Yet good social scientists are sometimes inspired to ask questions and explore issues that reflect not the policy considerations of the moment but instead the more eternal and universal dilemmas that constitute ordinary social and political life. Often these explorations fail to excite the readers of their day, preoccupied as they are with headlines and crises. Only later does the prescience of these remarkable exercises slowly become apparent as analysts, theorists, students, and teachers refer repeatedly to “the early article” that shaped their thinking.
“Transitions to Democracy” is one of these inspired exercises. While the cases cited very much reflect its time, Rustow’s analytical perspective is far from dated.
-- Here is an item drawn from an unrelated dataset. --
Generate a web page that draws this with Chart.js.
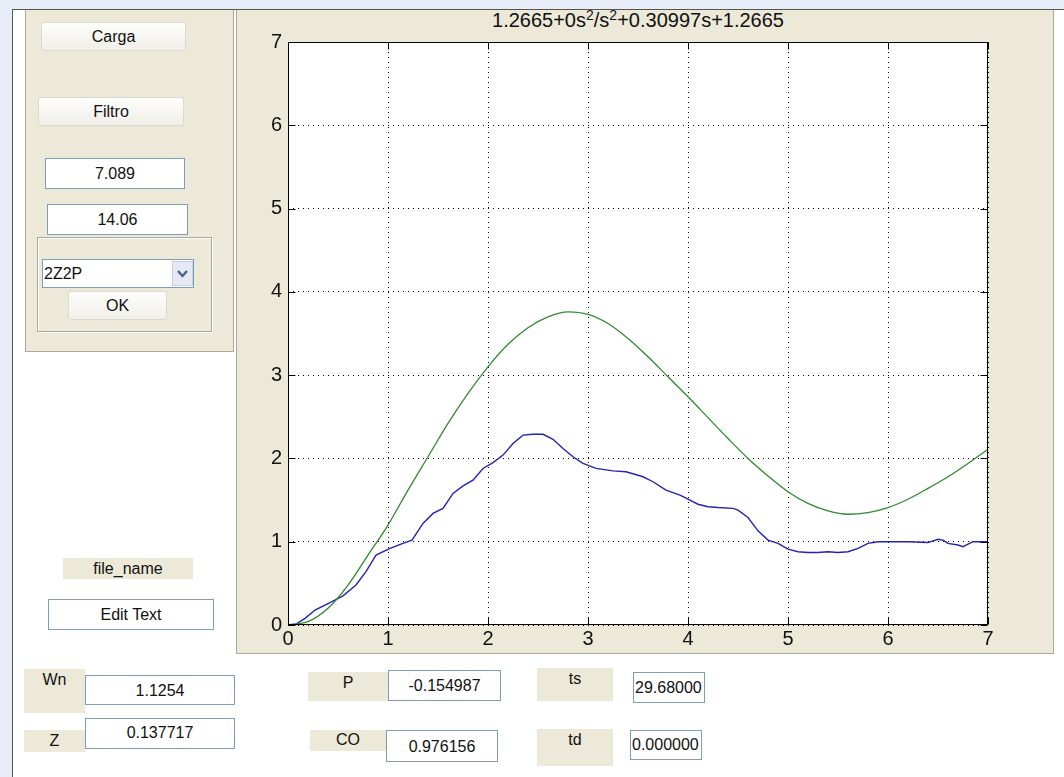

Indeed, though written well before the Spanish and Portuguese democratic transitions of the mid 1970s inaugurated the wave of regime changes that provide virtually all of the cases treated in this volume, “Transitions to Democracy” usually strikes readers today as almost clairvoyant, uncannily anticipating the debates about democratization that characterized the succeeding three decades.
To illustrate and celebrate Rustow’s remarkable shrewdness, the editors of the journal Comparative Politics (of which Rustow himself was editor-in-chief from 1979 to 1995) assembled a special issue of articles written as comments on and extensions of his original insights. The articles in that issue, which was published in April 1997, are reprinted here, along with Rustow’s original essay. In addition, three members of the editorial committee of Comparative Politics, who are prohibited by journal policy from publishing in Comparative Politics during their tenure on the committee, have contributed chapters written expressly for this book.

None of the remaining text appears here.